Big Data vs. Big Information – The Importance of Data Hygiene in the Oil and Gas Industry
Oil and gas companies have long stuck to antiquated systems. There is a need for wholesale evolution, innovation, and diversification, but we must look closely at companies that retain workflows untouched by digitalization. Whether reflective of the lack of a tech savvy workforce, aging employees, or corporate disdain, many oil and gas companies have lingered in their transformation into contemporary companies. However, over the past two decades, the industry did begin to understand that data collection was desirable. Yet the disconnect between what is desirable and what is required results in poor collection frameworks and a decided lack of data hygiene – i.e., collective processes that ensure the cleanliness of data which is important for usage versatility. Artificial Intelligence (AI) could be the avenue by which the resources industry evolves, leveraging historical data, building new forms of value, and attracting a new generation of talent. But, in order to make use of the promise of AI, companies must ensure that the data they capture is useful, flexible, and machine-readable.

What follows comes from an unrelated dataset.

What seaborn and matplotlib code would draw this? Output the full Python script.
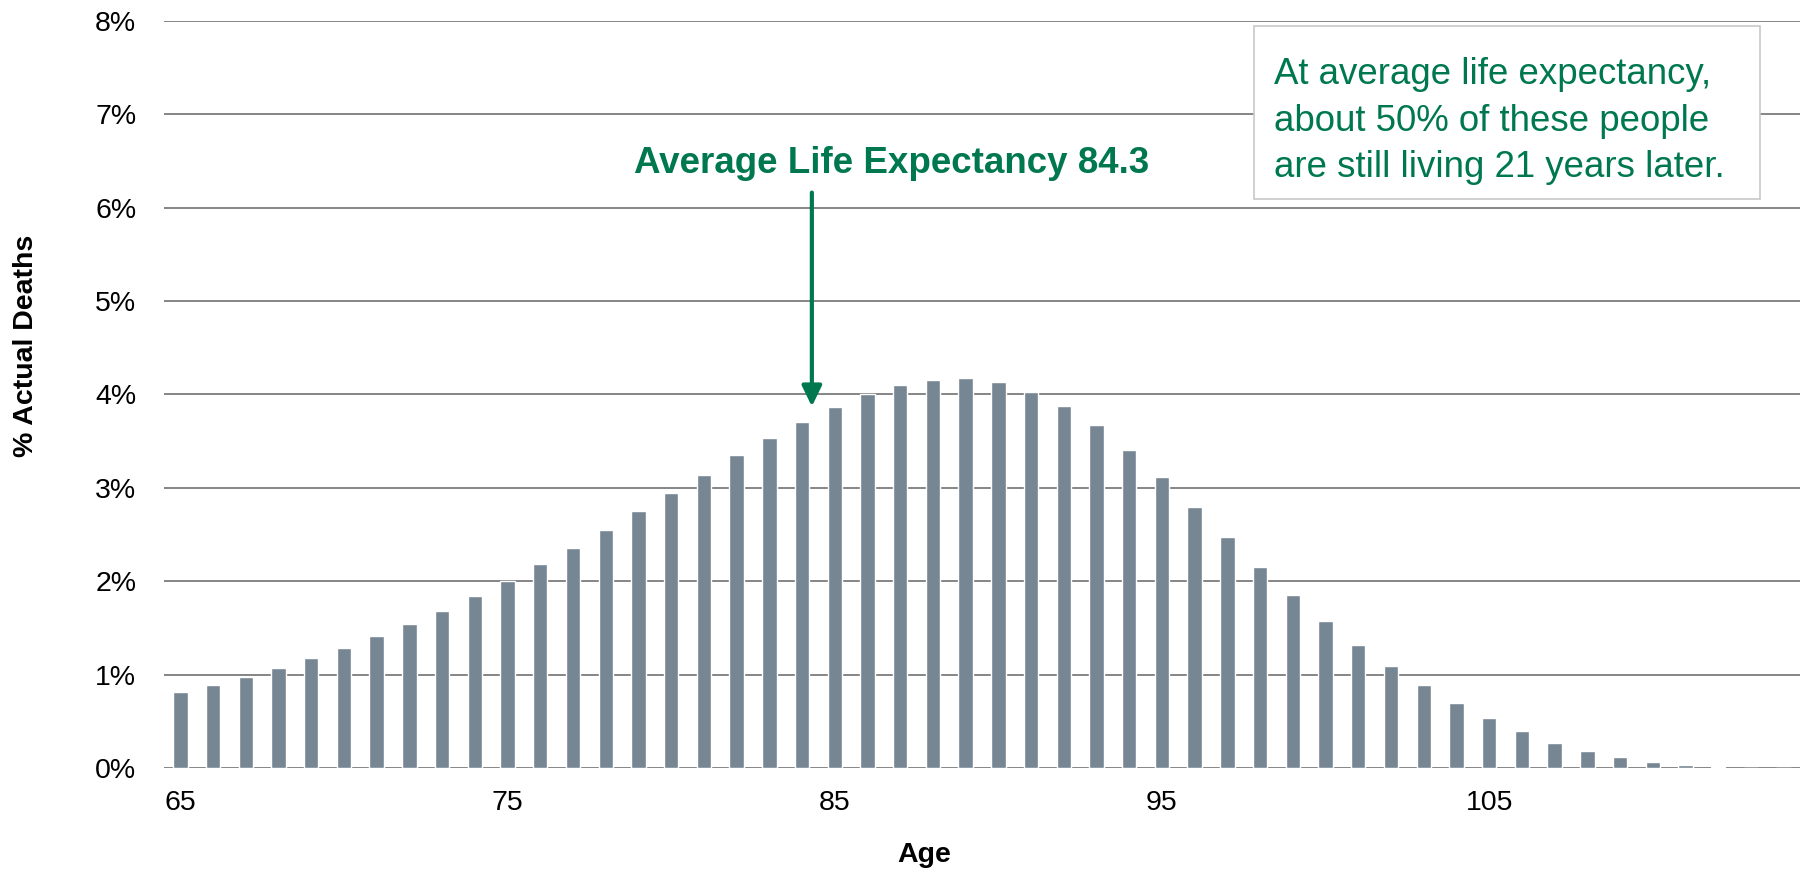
import numpy as np
import pandas as pd
import matplotlib.pyplot as plt
from matplotlib.patches import Rectangle
import seaborn as sns

sns.set_theme(style="white")
plt.rcParams['font.family'] = ['Liberation Sans', 'DejaVu Sans']
plt.rcParams['text.color'] = 'black'

# age at death, from 65
ages = list(range(65, 115))
# % of actual deaths at each age
deaths_pct = [0.81, 0.885, 0.97, 1.067, 1.174, 1.28, 1.41, 1.54, 1.68, 1.84,
              2.00, 2.18, 2.36, 2.55, 2.75, 2.94, 3.14, 3.35, 3.53, 3.70,
              3.86, 4.00, 4.10, 4.15, 4.17, 4.13, 4.03, 3.87, 3.67, 3.40,
              3.11, 2.79, 2.47, 2.15, 1.85, 1.57, 1.32, 1.09, 0.886, 0.694,
              0.534, 0.395, 0.267, 0.18, 0.117, 0.064, 0.032, 0.01, 0.0, 0.0]
tick_ages = [65, 75, 85, 95, 105]
y_ticks = [0, 1, 2, 3, 4, 5, 6, 7, 8]
life_expectancy = 84.3

green = '#00784F'
bar_color = '#778693'
grid_color = '#858585'

df = pd.DataFrame({"age": ages, "pct": deaths_pct})

fig = plt.figure(figsize=(18, 8.73), dpi=100)
ax = fig.add_axes([164 / 1800, 1 - 768 / 873, 1 - 164 / 1800, (768 - 20.7) / 873])

sns.barplot(data=df, x="age", y="pct", color=bar_color, width=0.44,
            saturation=1, ax=ax)

ax.set_xlim(-0.5, len(ages) - 0.5)
ax.set_ylim(0, 8)
ax.set_yticks(y_ticks)
ax.set_yticklabels([f"{v}%" for v in y_ticks])
ax.set_xticks([ages.index(a) for a in tick_ages])
ax.set_xticklabels([str(a) for a in tick_ages])
ax.tick_params(axis='both', length=0, labelsize=20.5, colors='black')
ax.tick_params(axis='y', pad=20)
ax.tick_params(axis='x', pad=16)
ax.yaxis.grid(True, color=grid_color, linewidth=1.4)
ax.set_axisbelow(True)
for s in ax.spines.values():
    s.set_visible(False)
ax.set_xlabel("")
ax.set_ylabel("")

# arrow pointing at average life expectancy
le_pos = ages.index(84) + (life_expectancy - 84)
ax.annotate("", xy=(le_pos, 3.87), xytext=(le_pos, 6.16),
            arrowprops=dict(arrowstyle="-|>,head_length=0.62,head_width=0.3",
                            mutation_scale=20, color=green, lw=3.0,
                            shrinkA=0, shrinkB=0))
ax.text(21.73, 6.37, f"Average Life Expectancy {life_expectancy}",
        ha='center', va='baseline', fontsize=26.5, fontweight='bold', color=green)

# callout box
fig.patches.append(Rectangle((1254 / 1800, 1 - 199 / 873), (1760 - 1254) / 1800,
                             (199 - 25.7) / 873, transform=fig.transFigure,
                             facecolor='white', edgecolor='#c8c8c8', linewidth=1.2,
                             zorder=3))
fig.text(1274 / 1800, 1 - 177 / 873,
         "At average life expectancy,\nabout 50% of these people\nare still living 21 years later.",
         ha='left', va='baseline', fontsize=26.4, color=green, linespacing=1.42,
         zorder=4)

fig.text(924 / 1800, 1 - 855 / 873, "Age", ha='center', va='center',
         fontsize=20.5, fontweight='bold')
fig.text(26 / 1800, 1 - 346 / 873, "% Actual Deaths", ha='center', va='center',
         rotation=90, fontsize=20.5, fontweight='bold')

fig.savefig("out.png", dpi=100)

“Dirty data,” meaning data that is poorly structured, incomplete, rife with duplicates, improperly parsed or simply wrong, is a considerable challenge for organizations of any size. Mike Roberts, VP of AI/ML at Hypergiant, positions it as such, “In our experiences with oil and gas companies, we encounter data that is collected routinely, but rarely accessed and, as a result, may not be subject to the kind of iterative feedback that would ensure its quality. We encounter data collected via traditional means, like paper forms, and stored in a semi-digital state, like scanned images. And we encounter data fragmented across a variety of data storage systems, often lacking keys to tie the records from those various stores together. Digital transformation is more than simply digitizing analog information; it’s creating a complete and coherent data ecosystem that data science can plug into.”
One critical understanding that must become more pervasive in the industry is the difference between data and information. Data is raw, unprocessed, and can appear random, truncated, and lacking in organizing principles. However, information is data that has been processed, structured or presented in a way that incorporates context, thereby making it useful.
Upstream oil and gas companies have been contending with immense data sets and colossal files for years. But one of the unique shortfalls of the industry is the ephemeral nature of collected data – too often it is discarded, ignored or only analyzed in a cursory fashion. Oil and gas do not always view data as a resource with value and instead can be dismissive of its worth; data is often viewed as a physical asset that is largely descriptive. That is one of the dirty secrets of the industry: most data goes unused despite prevailing analyst sentiment that “data is the new oil.” Unknown and unused data – dark data – comprises more than half of all data collected. Lucidworks indicates that 7.5 septillion gigabytes of data are produced every day and only 10 percent of it is utilized significantly.